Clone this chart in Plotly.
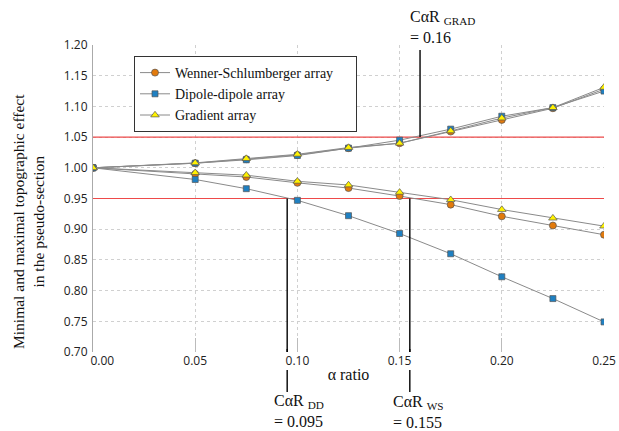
import plotly.graph_objects as go

alpha = [0.0, 0.05, 0.075, 0.1, 0.125, 0.15, 0.175, 0.2, 0.225, 0.25]

ws_max = [1.000, 1.0075, 1.014, 1.021, 1.032, 1.040, 1.059, 1.078, 1.097, 1.128]
dd_max = [1.000, 1.0075, 1.013, 1.020, 1.032, 1.045, 1.063, 1.084, 1.098, 1.125]
grad_max = [1.000, 1.0080, 1.015, 1.022, 1.033, 1.040, 1.060, 1.081, 1.098, 1.131]

ws_min = [1.000, 0.990, 0.985, 0.9755, 0.967, 0.954, 0.940, 0.921, 0.906, 0.891]
dd_min = [1.000, 0.981, 0.966, 0.947, 0.922, 0.893, 0.860, 0.8225, 0.787, 0.749]
grad_min = [1.000, 0.992, 0.988, 0.978, 0.972, 0.960, 0.948, 0.932, 0.918, 0.905]

x_ticks = [0.0, 0.05, 0.10, 0.15, 0.20, 0.25]
x_ticktext = ["\u00a0\u00a0\u00a0\u00a0\u00a0\u00a00.00", "0.05", "0.10", "0.15", "0.20", "0.25"]
y_ticks = [0.70, 0.75, 0.80, 0.85, 0.90, 0.95, 1.00, 1.05, 1.10, 1.15, 1.20]
thresholds = [1.05, 0.95]
critical = [("GRAD", 0.16), ("DD", 0.095), ("WS", 0.155)]

W, H = 619, 431
L, R, T, B = 93, 15, 45, 79
pw, ph = W - L - R, H - T - B


def px(xp):
    return (xp - L) / pw


def py(yp):
    return (H - B - yp) / ph


serif = "Liberation Serif"
sans = "Open Sans"
pad = "\u00a0" * 5

fig = go.Figure()

for t in thresholds:
    fig.add_trace(go.Scatter(
        x=[0, 0.25], y=[t, t], mode="lines", showlegend=False, hoverinfo="skip",
        line=dict(color="#EE4A4A", width=1.1),
    ))

series = [
    ("Wenner-Schlumberger array" + pad, ws_max, ws_min, "circle", "#E27A0C", 7),
    ("Dipole-dipole array", dd_max, dd_min, "square", "#1F80C2", 6),
    ("Gradient array", grad_max, grad_min, "triangle-up", "#FFF200", 7.5),
]
for name, ymax, ymin, sym, col, sz in series:
    for i, ys in enumerate([ymax, ymin]):
        fig.add_trace(go.Scatter(
            x=alpha, y=ys, mode="lines+markers", name=name,
            legendgroup=name, showlegend=(i == 0),
            line=dict(color="#8a8a8a", width=1),
            marker=dict(symbol=sym, size=sz, color=col,
                        line=dict(color="#555555", width=0.7)),
        ))

line_style = dict(color="black", width=1.4)
fig.add_shape(type="line", xref="x", yref="y", x0=0.16, x1=0.16, y0=1.05, y1=1.192,
              line=line_style)
for key, xv in critical[1:]:
    fig.add_shape(type="line", xref="x", yref="y", x0=xv, x1=xv, y0=0.95, y1=0.70,
                  line=line_style)
    fig.add_shape(type="line", xref="x", yref="paper", x0=xv, x1=xv,
                  y0=py(352), y1=py(349), line=line_style)
    fig.add_shape(type="line", xref="x", yref="paper", x0=xv, x1=xv,
                  y0=py(370), y1=py(392), line=line_style)

ann_font = dict(family=serif, size=16, color="#111111")
labels = {
    "GRAD": (408, 27),
    "DD": (272, 411),
    "WS": (391, 412),
}
for key, xv in critical:
    xp, yp = labels[key]
    fig.add_annotation(
        x=px(xp), y=py(yp), xref="paper", yref="paper",
        text=f"C\u03b1R <sub>{key}</sub><br>= {xv:g}",
        showarrow=False, xanchor="left", yanchor="middle", align="left",
        font=ann_font,
    )

fig.add_annotation(
    x=px(28), y=py(222), xref="paper", yref="paper",
    text="Minimal and maximal topographic effect<br>in the pseudo-section",
    textangle=-90, showarrow=False, font=dict(family=serif, size=15.5, color="#111111"),
    xanchor="center", yanchor="middle",
)

fig.update_layout(
    width=W, height=H,
    margin=dict(l=L, r=R, t=T, b=B, autoexpand=False),
    paper_bgcolor="white", plot_bgcolor="white",
    showlegend=True,
    legend=dict(
        x=px(134), y=py(56), xanchor="left", yanchor="top",
        bgcolor="white", bordercolor="#333333", borderwidth=1,
        font=dict(family=serif, size=14, color="#111111"),
        tracegroupgap=0,
    ),
    xaxis=dict(
        range=[0, 0.25], tickvals=x_ticks, ticktext=x_ticktext,
        showgrid=True, gridcolor="#d0d0d0", griddash="dot", gridwidth=1,
        zeroline=False, showline=False,
        ticks="inside", ticklen=14, tickcolor="#bbbbbb",
        tickfont=dict(family=sans, size=12, color="#222222"),
        title=dict(text="\u03b1 ratio", font=dict(family=serif, size=16, color="#111111"),
                   standoff=0),
    ),
    yaxis=dict(
        range=[0.70, 1.20], tickvals=y_ticks, tickformat=".2f",
        showgrid=True, gridcolor="#d0d0d0", griddash="dot", gridwidth=1,
        zeroline=False, showline=True, linecolor="#aaaaaa", linewidth=1,
        ticks="", ticklabelstandoff=2,
        tickfont=dict(family=sans, size=12, color="#222222"),
    ),
)

fig.write_html("out.html", config={"displayModeBar": False},
               post_script="document.body.style.margin='0';")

■ TASK PROMPT
Each line from the top of the material through the line containing "1.081, 1.098, 1.131]" should be reproduced exactly; please drop any images.

■ RESULT
Clone this chart in Plotly.
import plotly.graph_objects as go

alpha = [0.0, 0.05, 0.075, 0.1, 0.125, 0.15, 0.175, 0.2, 0.225, 0.25]

ws_max = [1.000, 1.0075, 1.014, 1.021, 1.032, 1.040, 1.059, 1.078, 1.097, 1.128]
dd_max = [1.000, 1.0075, 1.013, 1.020, 1.032, 1.045, 1.063, 1.084, 1.098, 1.125]
grad_max = [1.000, 1.0080, 1.015, 1.022, 1.033, 1.040, 1.060, 1.081, 1.098, 1.131]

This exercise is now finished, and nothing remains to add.